Stated task: Copy all the entries word for word, but omit the pictures.

Code that draws figures:
[Begin]

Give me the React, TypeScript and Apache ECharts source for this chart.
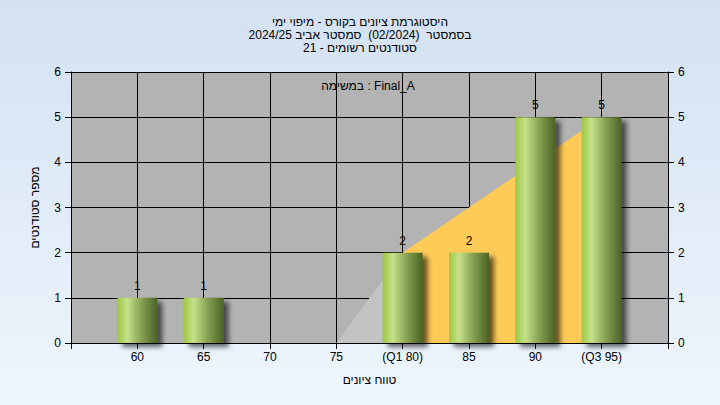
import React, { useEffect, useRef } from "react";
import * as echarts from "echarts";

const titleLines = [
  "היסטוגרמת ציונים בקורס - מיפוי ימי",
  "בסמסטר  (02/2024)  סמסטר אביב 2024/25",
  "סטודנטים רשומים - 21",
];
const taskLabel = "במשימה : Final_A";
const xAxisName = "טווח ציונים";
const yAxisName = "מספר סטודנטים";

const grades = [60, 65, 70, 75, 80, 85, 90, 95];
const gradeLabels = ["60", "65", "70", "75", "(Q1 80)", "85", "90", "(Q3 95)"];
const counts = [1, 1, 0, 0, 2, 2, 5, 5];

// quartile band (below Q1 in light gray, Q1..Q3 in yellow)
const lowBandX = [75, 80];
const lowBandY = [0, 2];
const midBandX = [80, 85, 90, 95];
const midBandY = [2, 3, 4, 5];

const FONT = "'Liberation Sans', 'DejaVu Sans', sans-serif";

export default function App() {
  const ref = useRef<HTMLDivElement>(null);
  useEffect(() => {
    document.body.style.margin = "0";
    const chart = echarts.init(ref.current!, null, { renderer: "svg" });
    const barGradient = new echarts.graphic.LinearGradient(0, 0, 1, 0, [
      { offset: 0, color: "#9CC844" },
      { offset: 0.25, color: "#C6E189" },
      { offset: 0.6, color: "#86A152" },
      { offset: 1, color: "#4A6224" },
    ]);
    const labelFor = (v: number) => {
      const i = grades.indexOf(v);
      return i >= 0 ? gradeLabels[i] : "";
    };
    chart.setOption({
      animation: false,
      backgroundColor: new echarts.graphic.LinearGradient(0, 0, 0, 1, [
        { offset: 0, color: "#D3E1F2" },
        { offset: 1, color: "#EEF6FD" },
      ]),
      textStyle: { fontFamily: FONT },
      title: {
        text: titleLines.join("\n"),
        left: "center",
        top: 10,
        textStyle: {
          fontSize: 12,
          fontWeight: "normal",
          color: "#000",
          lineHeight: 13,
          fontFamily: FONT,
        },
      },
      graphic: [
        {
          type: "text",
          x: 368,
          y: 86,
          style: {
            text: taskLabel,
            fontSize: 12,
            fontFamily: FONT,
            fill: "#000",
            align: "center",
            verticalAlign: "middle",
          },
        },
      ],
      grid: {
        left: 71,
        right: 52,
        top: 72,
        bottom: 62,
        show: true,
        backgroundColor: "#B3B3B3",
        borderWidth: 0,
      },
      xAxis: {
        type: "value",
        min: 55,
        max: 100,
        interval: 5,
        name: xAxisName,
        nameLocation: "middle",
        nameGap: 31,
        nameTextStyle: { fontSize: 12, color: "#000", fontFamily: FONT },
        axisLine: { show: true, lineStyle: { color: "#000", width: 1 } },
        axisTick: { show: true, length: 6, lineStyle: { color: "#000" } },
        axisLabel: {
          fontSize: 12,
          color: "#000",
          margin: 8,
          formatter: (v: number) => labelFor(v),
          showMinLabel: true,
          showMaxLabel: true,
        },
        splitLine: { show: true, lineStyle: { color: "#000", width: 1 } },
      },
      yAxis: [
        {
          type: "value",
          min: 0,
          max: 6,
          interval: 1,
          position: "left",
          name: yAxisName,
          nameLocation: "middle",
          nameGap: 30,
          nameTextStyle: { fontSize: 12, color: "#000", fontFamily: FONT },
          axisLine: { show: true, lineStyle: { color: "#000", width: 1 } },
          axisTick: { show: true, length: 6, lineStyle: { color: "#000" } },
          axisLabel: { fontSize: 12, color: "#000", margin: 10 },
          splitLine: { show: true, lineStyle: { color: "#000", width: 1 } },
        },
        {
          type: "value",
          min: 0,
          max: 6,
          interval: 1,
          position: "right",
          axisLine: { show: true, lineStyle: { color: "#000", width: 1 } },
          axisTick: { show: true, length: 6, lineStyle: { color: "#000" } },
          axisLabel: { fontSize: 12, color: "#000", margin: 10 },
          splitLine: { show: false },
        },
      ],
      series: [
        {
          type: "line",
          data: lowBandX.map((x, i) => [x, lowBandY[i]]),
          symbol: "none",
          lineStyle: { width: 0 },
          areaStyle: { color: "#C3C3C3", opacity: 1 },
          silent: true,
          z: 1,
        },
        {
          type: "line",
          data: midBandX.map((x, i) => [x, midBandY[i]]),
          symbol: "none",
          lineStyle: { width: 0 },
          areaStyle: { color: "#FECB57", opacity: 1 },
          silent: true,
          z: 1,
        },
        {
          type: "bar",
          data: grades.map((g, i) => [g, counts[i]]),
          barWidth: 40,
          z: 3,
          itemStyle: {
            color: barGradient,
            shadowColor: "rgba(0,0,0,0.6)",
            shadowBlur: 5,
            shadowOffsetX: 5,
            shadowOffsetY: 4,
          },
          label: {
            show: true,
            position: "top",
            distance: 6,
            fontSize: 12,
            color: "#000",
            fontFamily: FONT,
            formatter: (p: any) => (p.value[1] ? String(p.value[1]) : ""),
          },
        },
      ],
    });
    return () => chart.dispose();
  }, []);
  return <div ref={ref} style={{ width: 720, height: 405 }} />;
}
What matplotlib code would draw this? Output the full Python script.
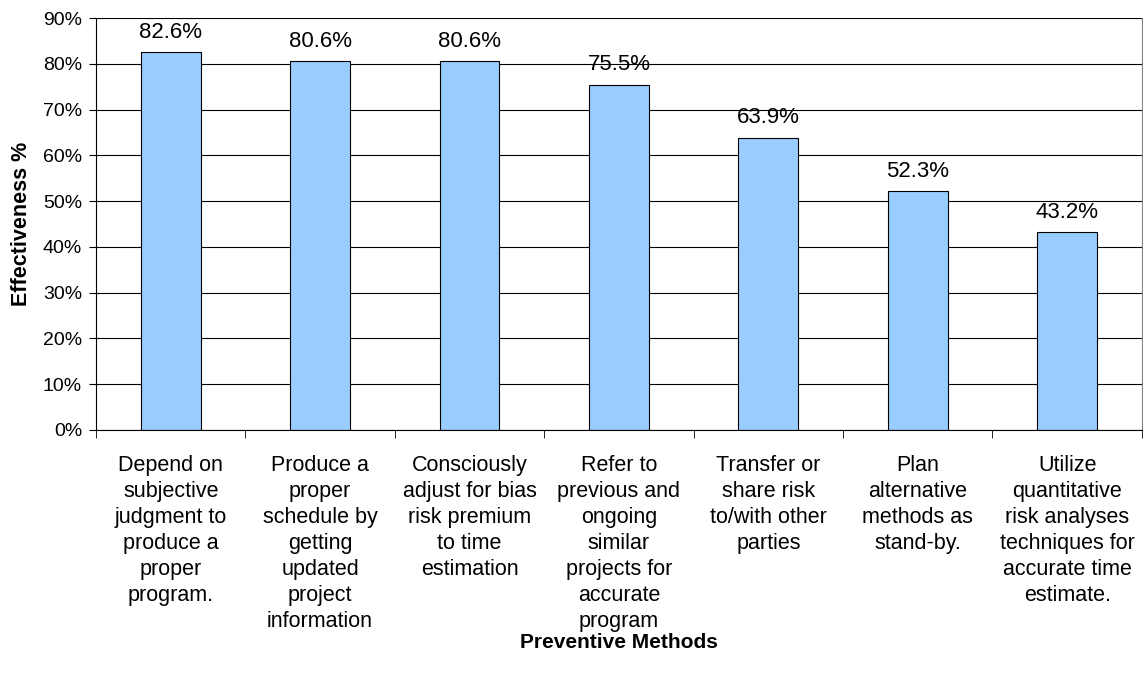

[End]

Answer to the problem:
Give me the React, TypeScript and Apache ECharts source for this chart.
import React, { useEffect, useRef } from "react";
import * as echarts from "echarts";

const titleLines = [
  "היסטוגרמת ציונים בקורס - מיפוי ימי",
  "בסמסטר  (02/2024)  סמסטר אביב 2024/25",
  "סטודנטים רשומים - 21",
];
const taskLabel = "במשימה : Final_A";
const xAxisName = "טווח ציונים";
const yAxisName = "מספר סטודנטים";

const grades = [60, 65, 70, 75, 80, 85, 90, 95];
const gradeLabels = ["60", "65", "70", "75", "(Q1 80)", "85", "90", "(Q3 95)"];
const counts = [1, 1, 0, 0, 2, 2, 5, 5];

// quartile band (below Q1 in light gray, Q1..Q3 in yellow)
const lowBandX = [75, 80];
const lowBandY = [0, 2];
const midBandX = [80, 85, 90, 95];
const midBandY = [2, 3, 4, 5];

const FONT = "'Liberation Sans', 'DejaVu Sans', sans-serif";

export default function App() {
  const ref = useRef<HTMLDivElement>(null);
  useEffect(() => {
    document.body.style.margin = "0";
    const chart = echarts.init(ref.current!, null, { renderer: "svg" });
    const barGradient = new echarts.graphic.LinearGradient(0, 0, 1, 0, [
      { offset: 0, color: "#9CC844" },
      { offset: 0.25, color: "#C6E189" },
      { offset: 0.6, color: "#86A152" },
      { offset: 1, color: "#4A6224" },
    ]);
    const labelFor = (v: number) => {
      const i = grades.indexOf(v);
      return i >= 0 ? gradeLabels[i] : "";
    };
    chart.setOption({
      animation: false,
      backgroundColor: new echarts.graphic.LinearGradient(0, 0, 0, 1, [
        { offset: 0, color: "#D3E1F2" },
        { offset: 1, color: "#EEF6FD" },
      ]),
      textStyle: { fontFamily: FONT },
      title: {
        text: titleLines.join("\n"),
        left: "center",
        top: 10,
        textStyle: {
          fontSize: 12,
          fontWeight: "normal",
          color: "#000",
          lineHeight: 13,
          fontFamily: FONT,
        },
      },
      graphic: [
        {
          type: "text",
          x: 368,
          y: 86,
          style: {
            text: taskLabel,
            fontSize: 12,
            fontFamily: FONT,
            fill: "#000",
            align: "center",
            verticalAlign: "middle",
          },
        },
      ],
      grid: {
        left: 71,
        right: 52,
        top: 72,
        bottom: 62,
        show: true,
        backgroundColor: "#B3B3B3",
        borderWidth: 0,
      },
      xAxis: {
        type: "value",
        min: 55,
        max: 100,
        interval: 5,
        name: xAxisName,
        nameLocation: "middle",
        nameGap: 31,
        nameTextStyle: { fontSize: 12, color: "#000", fontFamily: FONT },
        axisLine: { show: true, lineStyle: { color: "#000", width: 1 } },
        axisTick: { show: true, length: 6, lineStyle: { color: "#000" } },
        axisLabel: {
          fontSize: 12,
          color: "#000",
          margin: 8,
          formatter: (v: number) => labelFor(v),
          showMinLabel: true,
          showMaxLabel: true,
        },
        splitLine: { show: true, lineStyle: { color: "#000", width: 1 } },
      },
      yAxis: [
        {
          type: "value",
          min: 0,
          max: 6,
          interval: 1,
          position: "left",
          name: yAxisName,
          nameLocation: "middle",
          nameGap: 30,
          nameTextStyle: { fontSize: 12, color: "#000", fontFamily: FONT },
          axisLine: { show: true, lineStyle: { color: "#000", width: 1 } },
          axisTick: { show: true, length: 6, lineStyle: { color: "#000" } },
          axisLabel: { fontSize: 12, color: "#000", margin: 10 },
          splitLine: { show: true, lineStyle: { color: "#000", width: 1 } },
        },
        {
          type: "value",
          min: 0,
          max: 6,
          interval: 1,
          position: "right",
          axisLine: { show: true, lineStyle: { color: "#000", width: 1 } },
          axisTick: { show: true, length: 6, lineStyle: { color: "#000" } },
          axisLabel: { fontSize: 12, color: "#000", margin: 10 },
          splitLine: { show: false },
        },
      ],
      series: [
        {
          type: "line",
          data: lowBandX.map((x, i) => [x, lowBandY[i]]),
          symbol: "none",
          lineStyle: { width: 0 },
          areaStyle: { color: "#C3C3C3", opacity: 1 },
          silent: true,
          z: 1,
        },
        {
          type: "line",
          data: midBandX.map((x, i) => [x, midBandY[i]]),
          symbol: "none",
          lineStyle: { width: 0 },
          areaStyle: { color: "#FECB57", opacity: 1 },
          silent: true,
          z: 1,
        },
        {
          type: "bar",
          data: grades.map((g, i) => [g, counts[i]]),
          barWidth: 40,
          z: 3,
          itemStyle: {
            color: barGradient,
            shadowColor: "rgba(0,0,0,0.6)",
            shadowBlur: 5,
            shadowOffsetX: 5,
            shadowOffsetY: 4,
          },
          label: {
            show: true,
            position: "top",
            distance: 6,
            fontSize: 12,
            color: "#000",
            fontFamily: FONT,
            formatter: (p: any) => (p.value[1] ? String(p.value[1]) : ""),
          },
        },
      ],
    });
    return () => chart.dispose();
  }, []);
  return <div ref={ref} style={{ width: 720, height: 405 }} />;
}
What matplotlib code would draw this? Output the full Python script.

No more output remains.